In “Time and Knowledge in the Tragedy of Oedipus” Segal presents an astute examination of the play’s unfolding of the past in the play’s dramatic present, particularly in the charting of the solitary witness to the parricide as he appears in report and then in person. I am skeptical, though, of some metatheatrical readings Segal links thereto, for instance: “[Sophocles] superimposes present acts on a remote past; he fuses, or confuses, the diachronic and the synchronic axes. By deepening the temporal perspective through the motif of discovering and remembering a long-forgotten past, he also calls attention to the representational power of drama, by which a single action unfolding before us on the stage can contain symbolically the meaning of an entire lifetime” (159). Unless he is implicitly employing the terms of Jakobson’s famous description of the “poetic function,” while denying or modifying Jakobson’s thesis, Segal needs to explain why all poetry does not contain within itself a reflection of the particular symbolism he associates specifically with theater.

It is good to see a major figure in Sophoclean studies reject an uncharacteristically silly article of Vernant’s, “Oedipus without the Complex,” even if Segal seems needlessly anxious to mute a criticism of that great scholar (257 n.8). 1 There are some very fine observations on how Sophocles dramatizes the exposure of hidden truths. Especially interesting is Segal’s treatment of the “uncanny” in how Oedipus speaks of Merope and Polybus (Vernant, it will be recalled, places great emphasis on Oedipus’ belief that they are his parents).

The eighth chapter discusses “The Gods and the Chorus: Zeus in Oedipus Tyrannus.” Segal, who sees the chorus as very much a “participating character” in its responses to the play’s action, draws an interesting contrast between Jocasta’s desperate recommendation at 977-978 that one “live at random” and the chorus’s fundamental supposition that the world is the opposite of chaotic (196).

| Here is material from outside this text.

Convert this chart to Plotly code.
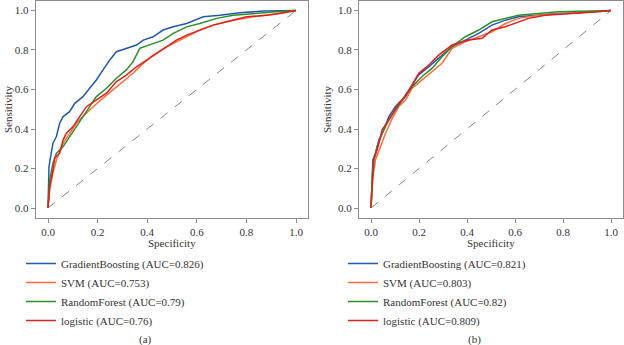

In the book’s final chapter Segal explores notions of earth and land in its political and religious aspects. He believes that the OT“enters into a dialogue with thinkers of the fifth-century Enlightenment” (199). This is not, in my opinion, borne out by the passages he adduces, such as ll. 794-795, where the expression ἄστροιςἐκμετρούμενος 2 is said to reflect “his characteristic intellectual mode” (209). By this token, every ancient voyager navigating, faute de mieux, by the stars should be credited with a scientific cast of mind. 3 Much more convincing are his remarks on Oedipus’ complex relation to the land of Thebes.

My quibbles notwithstanding, Sophocles’ Tragic World is another major contribution Segal has made to our understanding of the tragedian. It should surprise no one that this is a lucidly written work of great theoretical sophistication and learning, offering many new insights into the fundamental meaning of the plays.

  • [1] Could it be that a perception that Freud is “out” or that psychoanalysis is now best, or only, represented, by Lacanianism (both notions false, in my view) explains the absence of Freud’s name from the dustjacket blurb? [2] Segal rejects Nauck’s emendation τεκμαρούμενος (253 n.21). [3] No ancient traveler with his wits about him traveled without some calculation of μέτρα: consider the use of μετριόω at Od. 3.179.